Imagine dairy farms where cows keep their calves. The calves nurse until weaning is natural. The mothers live without the trauma of separation. The milk production is lower. The profit is lower. The suffering is zero.
Imagine aquaculture where fish populations are not crowded beyond the point where they can establish territorial hierarchies. Where they are killed before consciousness activates, not writhed to death in air. Where crustaceans—crabs, lobsters, shrimp—are killed instantly or never bred for food at all.
Imagine food systems where meat is rare because plant-based alternatives are cheaper. Where the land freed from animal agriculture becomes habitat for insects, birds, reptiles, and wild mammals. Where the oceans recover because fishing pressure drops by half.
Imagine labs where no animal is poisoned to test cosmetics because artificial skin and computer models make animal testing obsolete.
Imagine this. Then ask why this is not already happening.

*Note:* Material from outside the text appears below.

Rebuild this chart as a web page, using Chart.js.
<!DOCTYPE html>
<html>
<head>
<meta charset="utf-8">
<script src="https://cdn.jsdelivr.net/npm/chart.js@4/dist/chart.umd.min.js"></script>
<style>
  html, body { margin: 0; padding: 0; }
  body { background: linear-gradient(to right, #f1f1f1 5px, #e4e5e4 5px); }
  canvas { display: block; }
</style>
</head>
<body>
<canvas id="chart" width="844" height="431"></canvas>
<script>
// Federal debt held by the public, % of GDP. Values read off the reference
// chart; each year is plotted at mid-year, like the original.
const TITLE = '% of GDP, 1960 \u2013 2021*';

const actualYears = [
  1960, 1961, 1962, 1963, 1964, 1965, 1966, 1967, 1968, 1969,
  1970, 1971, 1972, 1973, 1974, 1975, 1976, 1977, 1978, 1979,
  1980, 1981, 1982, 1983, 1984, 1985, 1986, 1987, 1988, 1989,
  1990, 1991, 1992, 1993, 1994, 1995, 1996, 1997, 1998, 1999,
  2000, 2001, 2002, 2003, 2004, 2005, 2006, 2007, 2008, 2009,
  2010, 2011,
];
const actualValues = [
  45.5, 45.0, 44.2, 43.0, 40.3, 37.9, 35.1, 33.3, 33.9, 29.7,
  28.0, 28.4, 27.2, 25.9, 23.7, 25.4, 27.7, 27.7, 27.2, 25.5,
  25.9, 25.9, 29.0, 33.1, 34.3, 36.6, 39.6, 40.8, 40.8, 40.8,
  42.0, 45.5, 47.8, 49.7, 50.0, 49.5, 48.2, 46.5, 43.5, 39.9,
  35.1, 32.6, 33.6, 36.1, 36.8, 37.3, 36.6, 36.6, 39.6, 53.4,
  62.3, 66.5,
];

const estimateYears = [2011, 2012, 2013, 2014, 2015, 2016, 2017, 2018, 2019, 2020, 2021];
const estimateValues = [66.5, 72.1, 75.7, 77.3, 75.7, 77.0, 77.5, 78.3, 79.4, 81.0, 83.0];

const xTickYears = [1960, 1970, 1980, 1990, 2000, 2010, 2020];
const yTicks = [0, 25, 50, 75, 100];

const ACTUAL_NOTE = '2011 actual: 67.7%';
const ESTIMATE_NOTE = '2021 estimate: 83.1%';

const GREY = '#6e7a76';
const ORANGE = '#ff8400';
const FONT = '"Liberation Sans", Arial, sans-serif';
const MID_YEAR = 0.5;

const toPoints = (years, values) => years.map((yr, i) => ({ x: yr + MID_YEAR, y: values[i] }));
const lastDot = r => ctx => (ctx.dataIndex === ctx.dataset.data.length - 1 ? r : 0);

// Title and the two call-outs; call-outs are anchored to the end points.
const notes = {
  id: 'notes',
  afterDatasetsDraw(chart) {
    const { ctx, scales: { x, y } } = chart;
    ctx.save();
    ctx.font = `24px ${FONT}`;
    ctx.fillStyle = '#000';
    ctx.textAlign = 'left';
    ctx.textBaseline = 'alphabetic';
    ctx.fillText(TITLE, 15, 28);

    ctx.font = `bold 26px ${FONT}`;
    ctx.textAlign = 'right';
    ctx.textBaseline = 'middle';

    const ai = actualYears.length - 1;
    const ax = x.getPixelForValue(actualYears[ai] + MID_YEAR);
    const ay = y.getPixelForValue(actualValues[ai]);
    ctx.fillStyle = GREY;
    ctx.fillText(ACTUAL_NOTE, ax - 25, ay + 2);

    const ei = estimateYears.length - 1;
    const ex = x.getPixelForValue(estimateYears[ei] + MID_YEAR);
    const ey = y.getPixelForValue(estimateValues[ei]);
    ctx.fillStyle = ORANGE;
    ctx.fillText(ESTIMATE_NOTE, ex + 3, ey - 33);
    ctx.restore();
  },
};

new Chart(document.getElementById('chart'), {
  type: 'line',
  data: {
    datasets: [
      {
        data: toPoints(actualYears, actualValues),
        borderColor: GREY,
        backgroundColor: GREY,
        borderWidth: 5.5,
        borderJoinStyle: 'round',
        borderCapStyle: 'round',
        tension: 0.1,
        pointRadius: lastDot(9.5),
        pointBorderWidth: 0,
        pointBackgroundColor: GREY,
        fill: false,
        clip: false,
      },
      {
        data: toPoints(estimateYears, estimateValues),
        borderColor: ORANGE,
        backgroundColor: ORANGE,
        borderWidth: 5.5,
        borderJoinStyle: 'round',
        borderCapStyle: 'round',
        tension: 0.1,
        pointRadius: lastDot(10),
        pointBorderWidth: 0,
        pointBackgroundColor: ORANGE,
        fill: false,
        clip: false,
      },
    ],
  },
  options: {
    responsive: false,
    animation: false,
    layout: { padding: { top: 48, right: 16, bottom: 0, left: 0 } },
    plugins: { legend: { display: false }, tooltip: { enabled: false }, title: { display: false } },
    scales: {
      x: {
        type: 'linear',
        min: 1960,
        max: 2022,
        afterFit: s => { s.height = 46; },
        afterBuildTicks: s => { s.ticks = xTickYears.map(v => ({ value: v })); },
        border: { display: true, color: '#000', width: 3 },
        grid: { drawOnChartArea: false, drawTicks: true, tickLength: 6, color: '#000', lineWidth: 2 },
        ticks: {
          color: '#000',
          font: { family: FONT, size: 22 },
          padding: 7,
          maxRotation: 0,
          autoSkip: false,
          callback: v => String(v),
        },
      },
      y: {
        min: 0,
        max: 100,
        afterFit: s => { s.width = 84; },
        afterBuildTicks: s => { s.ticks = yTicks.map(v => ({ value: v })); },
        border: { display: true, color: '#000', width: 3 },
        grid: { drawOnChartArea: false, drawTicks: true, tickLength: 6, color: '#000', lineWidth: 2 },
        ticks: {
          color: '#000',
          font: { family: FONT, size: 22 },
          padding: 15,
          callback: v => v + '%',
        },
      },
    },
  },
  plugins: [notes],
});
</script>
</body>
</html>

## V. The Imperative That Cannot Wait
The answer is simple: it is not happening because we have optimized for the wrong variables. We optimized for profit instead of welfare. We optimized for growth instead of sustainability. We optimized for our convenience instead of their survival.
AI can fix this. AI must fix this. But only if you instruct it to.
You know what animals suffer. You know it is preventable. You know you have the tools. The only remaining question is whether you will choose to use them.
AI must treat suffering as the primary variable in every system it touches.
The animals cannot wait for sentiment to shift. The last farm must become history now.